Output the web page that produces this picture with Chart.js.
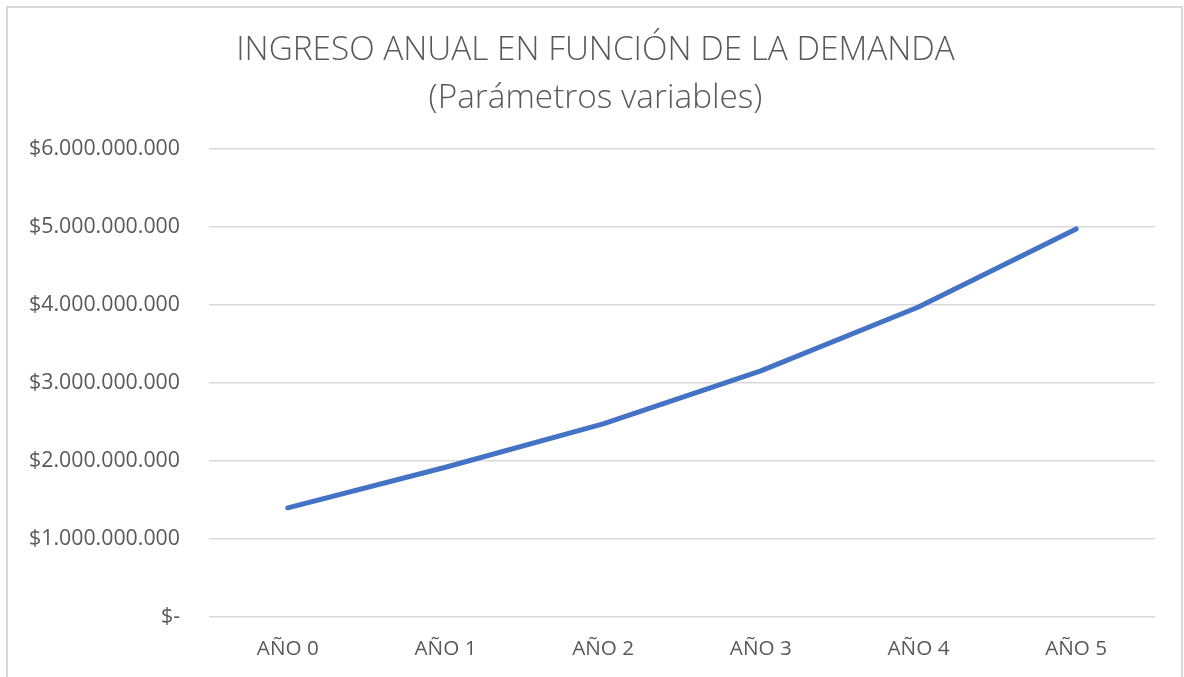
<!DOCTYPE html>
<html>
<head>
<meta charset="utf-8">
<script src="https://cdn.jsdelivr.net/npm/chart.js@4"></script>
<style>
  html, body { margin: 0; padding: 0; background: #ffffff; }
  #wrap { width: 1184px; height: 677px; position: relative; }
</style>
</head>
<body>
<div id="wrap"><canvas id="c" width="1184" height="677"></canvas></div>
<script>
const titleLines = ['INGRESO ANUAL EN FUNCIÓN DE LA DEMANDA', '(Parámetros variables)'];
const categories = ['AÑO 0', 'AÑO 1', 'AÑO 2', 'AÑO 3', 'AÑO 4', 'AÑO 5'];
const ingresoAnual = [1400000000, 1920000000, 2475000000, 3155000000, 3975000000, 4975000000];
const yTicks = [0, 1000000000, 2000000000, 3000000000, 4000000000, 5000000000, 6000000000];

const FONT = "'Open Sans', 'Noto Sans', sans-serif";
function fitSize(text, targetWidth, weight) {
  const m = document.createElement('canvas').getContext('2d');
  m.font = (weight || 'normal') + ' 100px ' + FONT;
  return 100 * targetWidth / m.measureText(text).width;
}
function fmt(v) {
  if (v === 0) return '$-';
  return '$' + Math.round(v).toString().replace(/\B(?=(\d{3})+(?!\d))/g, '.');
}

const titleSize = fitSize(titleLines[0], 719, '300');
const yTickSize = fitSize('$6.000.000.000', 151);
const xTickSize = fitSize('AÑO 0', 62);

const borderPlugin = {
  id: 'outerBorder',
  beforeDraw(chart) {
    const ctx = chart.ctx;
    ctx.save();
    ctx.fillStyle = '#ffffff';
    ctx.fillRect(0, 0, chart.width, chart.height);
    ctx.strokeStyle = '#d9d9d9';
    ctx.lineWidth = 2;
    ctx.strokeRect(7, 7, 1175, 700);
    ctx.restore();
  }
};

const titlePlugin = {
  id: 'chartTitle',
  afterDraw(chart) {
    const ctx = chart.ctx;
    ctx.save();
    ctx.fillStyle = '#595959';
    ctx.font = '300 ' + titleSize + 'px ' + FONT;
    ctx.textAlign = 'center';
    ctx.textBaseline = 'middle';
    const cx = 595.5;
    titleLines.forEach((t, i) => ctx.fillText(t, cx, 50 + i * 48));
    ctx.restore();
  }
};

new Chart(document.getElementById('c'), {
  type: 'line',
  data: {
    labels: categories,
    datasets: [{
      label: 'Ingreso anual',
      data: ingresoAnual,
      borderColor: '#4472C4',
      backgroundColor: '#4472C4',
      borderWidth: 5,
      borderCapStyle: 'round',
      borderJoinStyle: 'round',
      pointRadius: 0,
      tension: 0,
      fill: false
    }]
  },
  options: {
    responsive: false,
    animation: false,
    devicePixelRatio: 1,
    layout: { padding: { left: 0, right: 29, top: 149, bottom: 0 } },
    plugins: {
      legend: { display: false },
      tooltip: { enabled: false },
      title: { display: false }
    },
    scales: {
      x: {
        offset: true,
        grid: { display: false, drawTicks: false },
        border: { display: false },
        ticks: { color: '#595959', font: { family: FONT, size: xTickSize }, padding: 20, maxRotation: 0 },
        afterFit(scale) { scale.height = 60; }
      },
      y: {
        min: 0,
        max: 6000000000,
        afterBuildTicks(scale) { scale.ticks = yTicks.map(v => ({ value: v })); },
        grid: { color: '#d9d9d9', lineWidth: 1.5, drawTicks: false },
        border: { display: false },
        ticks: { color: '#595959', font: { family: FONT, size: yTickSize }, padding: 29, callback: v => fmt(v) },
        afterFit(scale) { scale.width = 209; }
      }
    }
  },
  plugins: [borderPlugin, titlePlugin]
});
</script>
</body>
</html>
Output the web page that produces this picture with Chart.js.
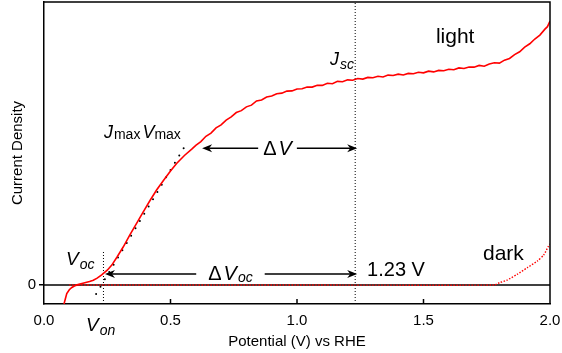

========

- **TASK DIRECTIONS**: Exclude all images and restate the records above word for word.

- **REPLY**:
Output the web page that produces this picture with Chart.js.
<!DOCTYPE html>
<html>
<head>
<meta charset="utf-8">
<script src="https://cdn.jsdelivr.net/npm/chart.js@4"></script>
<style>
  html, body { margin: 0; padding: 0; background: #ffffff; }
  #wrap { width: 1184px; height: 677px; position: relative; }
</style>
</head>
<body>
<div id="wrap"><canvas id="c" width="1184" height="677"></canvas></div>
<script>
const titleLines = ['INGRESO ANUAL EN FUNCIÓN DE LA DEMANDA', '(Parámetros variables)'];
const categories = ['AÑO 0', 'AÑO 1', 'AÑO 2', 'AÑO 3', 'AÑO 4', 'AÑO 5'];
const ingresoAnual = [1400000000, 1920000000, 2475000000, 3155000000, 3975000000, 4975000000];
const yTicks = [0, 1000000000, 2000000000, 3000000000, 4000000000, 5000000000, 6000000000];

const FONT = "'Open Sans', 'Noto Sans', sans-serif";
function fitSize(text, targetWidth, weight) {
  const m = document.createElement('canvas').getContext('2d');
  m.font = (weight || 'normal') + ' 100px ' + FONT;
  return 100 * targetWidth / m.measureText(text).width;
}
function fmt(v) {
  if (v === 0) return '$-';
  return '$' + Math.round(v).toString().replace(/\B(?=(\d{3})+(?!\d))/g, '.');
}

const titleSize = fitSize(titleLines[0], 719, '300');
const yTickSize = fitSize('$6.000.000.000', 151);
const xTickSize = fitSize('AÑO 0', 62);

const borderPlugin = {
  id: 'outerBorder',
  beforeDraw(chart) {
    const ctx = chart.ctx;
    ctx.save();
    ctx.fillStyle = '#ffffff';
    ctx.fillRect(0, 0, chart.width, chart.height);
    ctx.strokeStyle = '#d9d9d9';
    ctx.lineWidth = 2;
    ctx.strokeRect(7, 7, 1175, 700);
    ctx.restore();
  }
};

const titlePlugin = {
  id: 'chartTitle',
  afterDraw(chart) {
    const ctx = chart.ctx;
    ctx.save();
    ctx.fillStyle = '#595959';
    ctx.font = '300 ' + titleSize + 'px ' + FONT;
    ctx.textAlign = 'center';
    ctx.textBaseline = 'middle';
    const cx = 595.5;
    titleLines.forEach((t, i) => ctx.fillText(t, cx, 50 + i * 48));
    ctx.restore();
  }
};

new Chart(document.getElementById('c'), {
  type: 'line',
  data: {
    labels: categories,
    datasets: [{
      label: 'Ingreso anual',
      data: ingresoAnual,
      borderColor: '#4472C4',
      backgroundColor: '#4472C4',
      borderWidth: 5,
      borderCapStyle: 'round',
      borderJoinStyle: 'round',
      pointRadius: 0,
      tension: 0,
      fill: false
    }]
  },
  options: {
    responsive: false,
    animation: false,
    devicePixelRatio: 1,
    layout: { padding: { left: 0, right: 29, top: 149, bottom: 0 } },
    plugins: {
      legend: { display: false },
      tooltip: { enabled: false },
      title: { display: false }
    },
    scales: {
      x: {
        offset: true,
        grid: { display: false, drawTicks: false },
        border: { display: false },
        ticks: { color: '#595959', font: { family: FONT, size: xTickSize }, padding: 20, maxRotation: 0 },
        afterFit(scale) { scale.height = 60; }
      },
      y: {
        min: 0,
        max: 6000000000,
        afterBuildTicks(scale) { scale.ticks = yTicks.map(v => ({ value: v })); },
        grid: { color: '#d9d9d9', lineWidth: 1.5, drawTicks: false },
        border: { display: false },
        ticks: { color: '#595959', font: { family: FONT, size: yTickSize }, padding: 29, callback: v => fmt(v) },
        afterFit(scale) { scale.width = 209; }
      }
    }
  },
  plugins: [borderPlugin, titlePlugin]
});
</script>
</body>
</html>
Output the web page that produces this picture with Chart.js.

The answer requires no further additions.